After watching footage of this sepia-tinted cross between Humphrey Bogart and Che Guevara, any patriotic Panamanian emerging from the cinema into the humid night will surely pause to consider the contrast with the country’s current leadership.
José Raúl Mulino, an avuncular, bejowled fellow in a baggy blazer, has none of Torrijos’ charisma and chutzpah. As I wrote for The Economist, he’s come in for a lot of domestic criticism for making concessions to the US - on migration, Canal water management and Chinese ownership of ports - which appear to have emboldened, rather than subdued, President Donald Trump’s threats to “retake” the Canal. Two thirds of his citizens think he’s doing a bad job.
So is it time for Mulino to ride the rising tide of anti-gringo feeling, spark up a Cohiba and go The Full Omar?
In short, no. That would be a terrible idea.
Let’s not forget that Torrijos was dealing with a three presidents - Nixon, Ford, Carter - who had reached the conclusion that the Canal was becoming obsolete as a military installation and losing relevance commercially. It was only efficient Panamanian ownership and globalization this century that converted it into a key trade node.
Trump is temperamentally different from the aforementioned presidents and, in case you missed the news this week, free-trade is thing of the past. Now US commercial policy is about controlling “choke-points.” Torrijos had the wind in his sails, Mulino in his face (and he can’t threaten to blow up the canal, either).
Nor can he count on the backing of the international community. Most countries want to renegotiate their “reciprocal” tariffs, not anger Trump further. Forget Latino solidarity in a politically divided continent. Venezuela’s Nicolas Maduro apparently doesn’t know Mulino’s name, just that he’s a “disgusting old man” who lacks the “balls” to defend the Canal.

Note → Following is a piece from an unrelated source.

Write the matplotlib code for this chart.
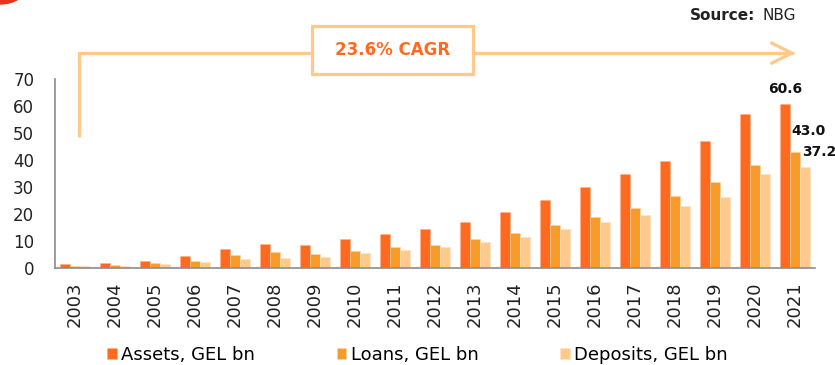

Most likely, Panama’s future foreign relations will be decided in a forthcoming conversation between Trump and Xi Jinping about tariffs, Taiwan and TikTok. China’s blocking of the sale of the two Hong Kong owned ports near the Canal will likely be used as leverage in that discussion. “Panama is a cockroach at an elephant dance” according to one political analyst.
So while I think it might be a good idea for Panama to reach out to fellow aggrieved countries such as Canada, and Denmark, and while it might have been a good idea for Mulino to talk to Trump directly and do his best Claudia Sheinbaum impression, I’m not sure the benefits outweigh the risks of becoming the next Zelensky.
So far the government’s strategy has been that of the ostrich, avoiding saying anything that antagonizes Trump in the hope he gets distracted by other events. Back in February I was close to getting an opinion piece from Mulino to be published in The Economist, but it was nixed (I’m told) at the eleventh hour. I get it. I’m not sure the sympathetic tutting of Economist readers would be worth a potential Trump-enraging headline on Fox News.
Mulino is in a weak position domestically and internationally, but he does have a slither of hope. “Liberation Day” has given Trump the mother of all distractions and so far Panama has avoided punitive tariffs or the mass cancellation of rabiblancos US visas.
Meanwhile, US pressure has conveniently focused minds to approve a number of key investment projects: a $1.6bn dam to provide water to the Canal, a new gas pipeline across the isthmus, a train to the border with Costa Rica. US firms must be favorites to win the tenders. That might give Trump his “win” and, with Chinese projects stalled, a shot of FDI could come in handy.
If the sale of the ports goes through, Mulino says the concessions can be amended in the country’s favor. Perhaps there’s a way the reopening of the mine gets tied into the Panama-US deal in such a way that its the gringos who shoulder the outcry. Maybe the anticipated increase in US military presence can be massaged in such a way as to avoid fragrantly breaking the neutrality treaty or humiliating the local population.
Alternatively, China could sue the nation of Panama for expropriating the ports, anti-mine protesters could shut down the country and Mulino could be impeached for allowing the establishment of a US base.
With the stakes for the country and himself so high, it’s unsurprising that the Panamanian president appears to be betting the farm on the former scenario. Torrijos would no doubt be appalled but for Mulino this is about survival, and in such games cockroaches have the edge on tigers and mules.
Great commentary!
The documentary is worth watching and I want to thank you for showing it to me!
Torrijos was a character. He had a personality designed to appeal to American conservatives (circa 1970) and he knew it. John Wayne loved him. So did William F. Buckley. All this despite the Líder Máximo having politics somewhere around Che Guevara, only without the bowing down to Moscow five times a day.
If you really want to get depressed over the state of the world, though, watch the debate between William F. Buckley and Ronald Reagan over the Panama Canal. It lasted two hours and it was, well, polite and intelligent. With George Will supporting the treaties and John McCain's father against.
https://www.youtube.com/watch?v=CZO1bFaRNtk
It opens with a paean to the First Amendment.